(Your instructions)
Give back exactly the lines from the beginning of the listing below to the line holding "sigma_line_height = 17.5", both ends included; the pictures stay out.

(Data entries)
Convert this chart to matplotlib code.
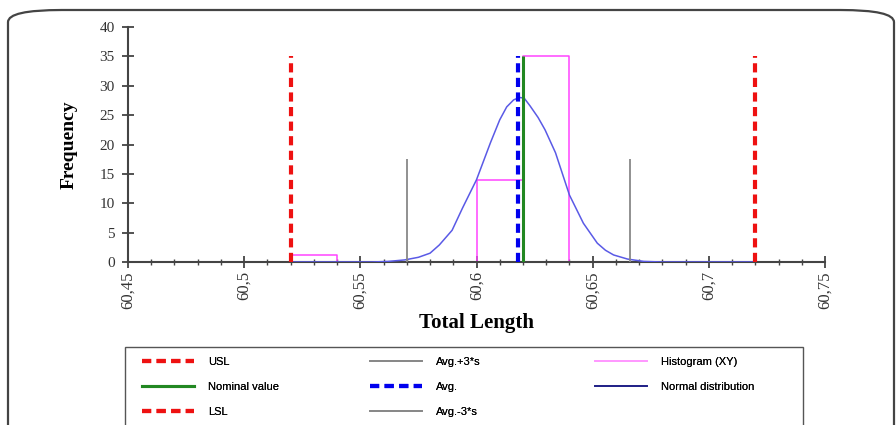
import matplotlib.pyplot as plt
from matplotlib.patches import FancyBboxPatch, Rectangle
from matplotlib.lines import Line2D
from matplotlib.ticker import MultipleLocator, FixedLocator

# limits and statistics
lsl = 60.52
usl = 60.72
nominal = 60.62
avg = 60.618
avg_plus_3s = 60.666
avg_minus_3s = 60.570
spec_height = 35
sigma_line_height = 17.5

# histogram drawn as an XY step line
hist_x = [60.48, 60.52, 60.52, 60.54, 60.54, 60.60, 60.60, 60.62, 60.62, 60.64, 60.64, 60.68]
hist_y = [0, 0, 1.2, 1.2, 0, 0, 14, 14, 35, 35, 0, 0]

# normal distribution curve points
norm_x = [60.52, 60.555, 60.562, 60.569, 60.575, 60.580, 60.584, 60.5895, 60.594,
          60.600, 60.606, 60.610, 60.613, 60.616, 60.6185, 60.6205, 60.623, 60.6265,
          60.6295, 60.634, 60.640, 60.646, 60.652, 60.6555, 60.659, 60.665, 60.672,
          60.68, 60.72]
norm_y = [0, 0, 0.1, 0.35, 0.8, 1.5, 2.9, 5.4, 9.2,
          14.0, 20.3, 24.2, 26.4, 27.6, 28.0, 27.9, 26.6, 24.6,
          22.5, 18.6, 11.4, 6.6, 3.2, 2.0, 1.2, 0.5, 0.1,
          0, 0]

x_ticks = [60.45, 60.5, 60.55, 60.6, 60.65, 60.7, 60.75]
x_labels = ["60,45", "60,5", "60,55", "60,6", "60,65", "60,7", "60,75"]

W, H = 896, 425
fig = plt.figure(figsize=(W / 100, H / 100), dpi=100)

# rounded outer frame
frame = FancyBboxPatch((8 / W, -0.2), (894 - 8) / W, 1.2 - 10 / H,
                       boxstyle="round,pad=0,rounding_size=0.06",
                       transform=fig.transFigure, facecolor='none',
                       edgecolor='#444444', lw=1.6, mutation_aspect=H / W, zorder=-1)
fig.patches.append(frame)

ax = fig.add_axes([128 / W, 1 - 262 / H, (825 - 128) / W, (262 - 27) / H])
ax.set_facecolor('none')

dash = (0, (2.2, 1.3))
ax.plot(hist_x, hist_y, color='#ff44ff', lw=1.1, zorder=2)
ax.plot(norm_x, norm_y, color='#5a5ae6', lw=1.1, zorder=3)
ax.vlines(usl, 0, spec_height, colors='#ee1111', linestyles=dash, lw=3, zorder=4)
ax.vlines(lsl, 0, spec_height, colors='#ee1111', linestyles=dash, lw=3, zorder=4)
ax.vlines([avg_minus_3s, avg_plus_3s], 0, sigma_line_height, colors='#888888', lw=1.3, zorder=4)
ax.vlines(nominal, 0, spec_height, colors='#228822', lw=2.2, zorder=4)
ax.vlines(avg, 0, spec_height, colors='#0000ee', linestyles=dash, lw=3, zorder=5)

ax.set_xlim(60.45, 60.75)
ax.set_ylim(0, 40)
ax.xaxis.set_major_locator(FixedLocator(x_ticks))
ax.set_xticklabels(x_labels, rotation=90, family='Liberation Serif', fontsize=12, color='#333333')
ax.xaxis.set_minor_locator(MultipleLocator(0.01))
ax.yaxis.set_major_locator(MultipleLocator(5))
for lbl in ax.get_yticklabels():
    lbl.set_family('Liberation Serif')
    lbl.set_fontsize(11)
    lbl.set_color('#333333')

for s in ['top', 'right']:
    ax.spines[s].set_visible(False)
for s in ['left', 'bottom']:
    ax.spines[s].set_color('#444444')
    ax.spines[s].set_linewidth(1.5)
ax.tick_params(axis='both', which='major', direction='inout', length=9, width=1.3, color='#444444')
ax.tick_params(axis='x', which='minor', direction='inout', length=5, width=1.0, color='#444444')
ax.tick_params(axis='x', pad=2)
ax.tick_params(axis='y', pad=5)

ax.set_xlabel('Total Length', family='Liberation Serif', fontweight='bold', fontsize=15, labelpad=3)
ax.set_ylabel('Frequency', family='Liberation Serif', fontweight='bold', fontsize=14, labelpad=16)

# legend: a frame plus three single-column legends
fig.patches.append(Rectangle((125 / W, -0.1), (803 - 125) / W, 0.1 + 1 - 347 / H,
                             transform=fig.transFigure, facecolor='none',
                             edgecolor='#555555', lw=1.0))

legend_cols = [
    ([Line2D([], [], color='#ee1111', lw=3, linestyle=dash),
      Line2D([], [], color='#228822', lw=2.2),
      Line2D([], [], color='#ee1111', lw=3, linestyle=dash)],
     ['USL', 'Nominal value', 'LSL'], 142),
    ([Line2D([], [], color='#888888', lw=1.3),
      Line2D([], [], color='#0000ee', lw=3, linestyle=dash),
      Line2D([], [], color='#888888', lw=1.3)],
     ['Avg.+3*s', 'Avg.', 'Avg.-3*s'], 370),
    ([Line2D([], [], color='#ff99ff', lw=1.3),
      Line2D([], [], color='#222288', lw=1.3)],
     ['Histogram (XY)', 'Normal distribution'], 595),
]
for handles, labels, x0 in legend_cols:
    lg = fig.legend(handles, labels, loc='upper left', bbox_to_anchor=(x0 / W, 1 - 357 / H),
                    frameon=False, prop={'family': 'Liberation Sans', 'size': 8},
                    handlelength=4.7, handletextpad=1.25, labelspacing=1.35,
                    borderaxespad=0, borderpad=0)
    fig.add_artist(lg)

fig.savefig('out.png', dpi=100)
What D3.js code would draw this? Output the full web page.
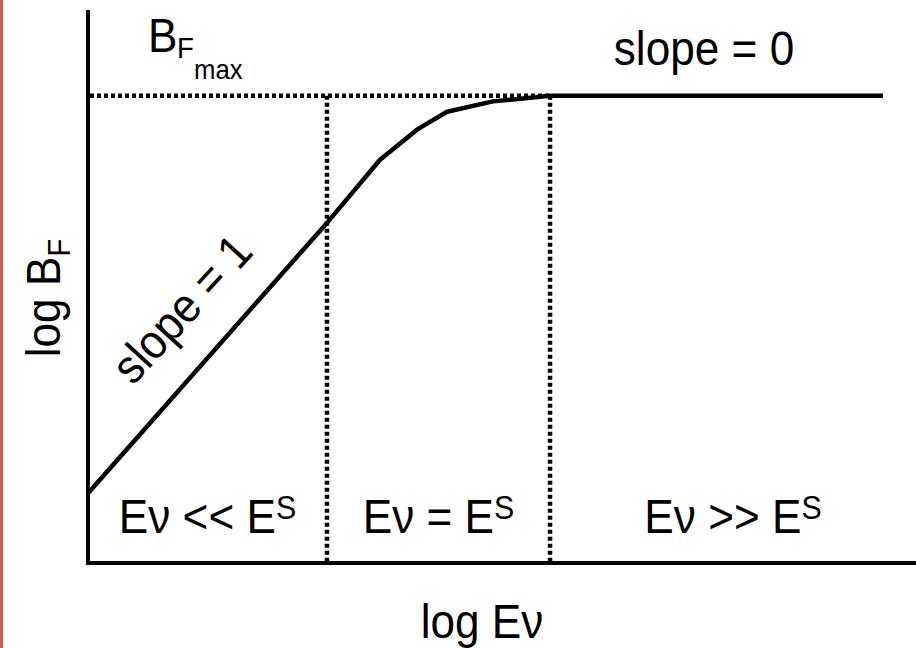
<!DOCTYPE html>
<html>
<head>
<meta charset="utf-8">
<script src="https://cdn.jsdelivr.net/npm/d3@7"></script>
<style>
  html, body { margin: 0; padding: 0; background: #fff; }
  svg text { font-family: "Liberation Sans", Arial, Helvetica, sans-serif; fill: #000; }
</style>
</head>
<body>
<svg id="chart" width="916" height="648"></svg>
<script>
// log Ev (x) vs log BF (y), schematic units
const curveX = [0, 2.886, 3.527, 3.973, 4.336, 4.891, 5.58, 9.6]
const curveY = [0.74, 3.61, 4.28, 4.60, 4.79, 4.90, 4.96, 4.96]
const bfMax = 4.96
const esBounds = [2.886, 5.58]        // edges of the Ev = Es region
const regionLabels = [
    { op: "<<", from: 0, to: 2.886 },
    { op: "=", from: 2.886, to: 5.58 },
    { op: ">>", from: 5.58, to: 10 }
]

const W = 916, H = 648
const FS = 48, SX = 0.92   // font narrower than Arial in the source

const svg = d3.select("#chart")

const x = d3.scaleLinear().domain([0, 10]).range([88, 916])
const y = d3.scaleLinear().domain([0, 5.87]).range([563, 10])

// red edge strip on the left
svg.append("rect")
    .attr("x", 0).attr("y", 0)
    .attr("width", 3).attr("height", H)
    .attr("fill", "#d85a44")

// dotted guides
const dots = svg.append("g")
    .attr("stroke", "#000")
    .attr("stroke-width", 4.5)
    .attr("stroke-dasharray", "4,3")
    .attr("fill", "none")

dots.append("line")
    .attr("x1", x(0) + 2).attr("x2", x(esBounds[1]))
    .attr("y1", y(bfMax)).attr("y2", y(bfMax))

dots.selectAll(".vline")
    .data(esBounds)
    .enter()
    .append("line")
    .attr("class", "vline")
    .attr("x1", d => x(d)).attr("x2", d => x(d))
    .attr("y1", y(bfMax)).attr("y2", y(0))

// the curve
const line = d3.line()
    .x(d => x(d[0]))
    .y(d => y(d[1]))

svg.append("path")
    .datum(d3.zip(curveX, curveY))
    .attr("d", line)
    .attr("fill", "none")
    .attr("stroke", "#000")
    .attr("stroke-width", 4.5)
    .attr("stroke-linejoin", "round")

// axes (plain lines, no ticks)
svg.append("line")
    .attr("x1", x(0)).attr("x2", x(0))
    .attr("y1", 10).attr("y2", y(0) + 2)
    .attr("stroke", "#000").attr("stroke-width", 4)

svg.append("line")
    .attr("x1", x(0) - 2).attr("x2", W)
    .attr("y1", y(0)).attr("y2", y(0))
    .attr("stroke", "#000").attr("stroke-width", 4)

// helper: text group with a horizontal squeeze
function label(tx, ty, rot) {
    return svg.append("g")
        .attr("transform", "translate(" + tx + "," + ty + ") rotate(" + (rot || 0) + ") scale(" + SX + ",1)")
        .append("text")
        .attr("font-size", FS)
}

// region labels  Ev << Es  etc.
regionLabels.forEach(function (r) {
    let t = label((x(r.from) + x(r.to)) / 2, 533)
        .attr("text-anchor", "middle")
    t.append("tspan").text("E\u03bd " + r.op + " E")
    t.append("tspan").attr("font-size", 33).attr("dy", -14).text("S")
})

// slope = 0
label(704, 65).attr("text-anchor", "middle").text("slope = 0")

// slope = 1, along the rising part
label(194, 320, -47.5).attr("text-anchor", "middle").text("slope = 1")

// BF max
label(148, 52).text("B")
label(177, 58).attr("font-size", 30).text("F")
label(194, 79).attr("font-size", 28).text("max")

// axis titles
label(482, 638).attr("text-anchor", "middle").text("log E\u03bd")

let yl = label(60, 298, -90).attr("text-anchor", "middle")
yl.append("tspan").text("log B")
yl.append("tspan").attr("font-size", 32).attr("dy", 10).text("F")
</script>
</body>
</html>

(Solution for this task)
Convert this chart to matplotlib code.
import matplotlib.pyplot as plt
from matplotlib.patches import FancyBboxPatch, Rectangle
from matplotlib.lines import Line2D
from matplotlib.ticker import MultipleLocator, FixedLocator

# limits and statistics
lsl = 60.52
usl = 60.72
nominal = 60.62
avg = 60.618
avg_plus_3s = 60.666
avg_minus_3s = 60.570
spec_height = 35
sigma_line_height = 17.5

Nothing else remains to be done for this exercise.